Na pozycji lidera w grupie wiekowej 4+, rozgościł się Polsat. Ramówka oparta na sprawdzonych telewizyjnych formatach zapewniły stacji 11,36 proc. udział w rynku. Nowy serial "Gliniarze" nadawany w paśmie access-prime, poprawił wynik nadawanego wcześniej paradokumentu "Małolaty". Niestety, reaktywacja "Idola", w której pokładano wielkie nadzieje, odnotowała znacznie gorszą oglądalność, niż emitowany rok wcześniej "Top Chef", tracąc 4 proc. w tym paśmie nadawania. Także programy rozrywkowe takie jak "Taniec z gwiazdami" oraz "Twoja twarz brzmi znajomo" nie osiągnęły najlepszych wyników, jednak straty wygenerowane przez ograne formaty, nadrobił niedzielny "Kabaret na żywo", który przyciągnął do Polsatu 500 tys. dodatkowych telewidzów, zwiększając oglądalność niedzielnego pasma wieczornego o prawie 40 proc.

Na drugie miejsce podium ogólnych wyników oglądalności awansował TVN, który z kolei zgarnął palmę pierwszeństwa w grupie komercyjnej 16-49. Rosnąca popularność stacji to zasługa dobrego przyjęcia megaprodukcji "Belle Epoque", która przyciągała przed telewizory 1,8 mln widzów. Największym sukcesem wiosennej ramówki TVN była reaktywacja teleturnieju "Milionerzy". Zmagania uczestników o wielką wygraną, a może i urok Huberta Urbańskiego, zapewniły stacji 2,2 mln telewidzów, co w porównaniu z emitowanym rok wcześniej serialem "Singielka" daje 160 proc. wzrost w tym paśmie.

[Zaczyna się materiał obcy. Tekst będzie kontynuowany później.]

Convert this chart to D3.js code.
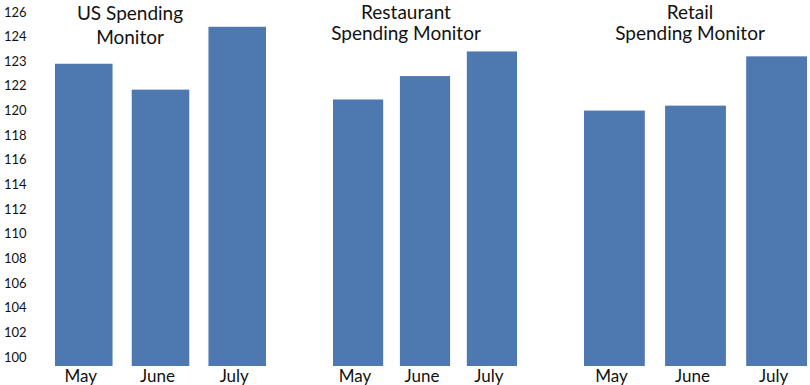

Wielką niespodzianką zestawienia są rewelacyjne wyniki TV4, które zapewniły stacji szóste miejsce w rankingu, zaraz po TVP2 i TVN24. Emitowane na antenie TV4 seriale "Policjantki i policjanci" oraz "Sprawiedliwi - wydział kryminalny" przyciągają przed telewizory ponad milion telewidzów.

Patrząc na podsumowania wiosennych ramówek, w niełatwym wyścigu o telewidza nie ma złotej reguły, która pozwoliłaby przyciągnąć przed telewizory kilkumilionową publiczność. Czy Telewizja Polsat utrzyma pozycję, czy jednak kuszący nowościami TVN sięgnie po tytuł lidera? I jakie wnioski z tych wyników wyciągną władze TVP? O tym przekonamy się dopiero za kilka miesięcy.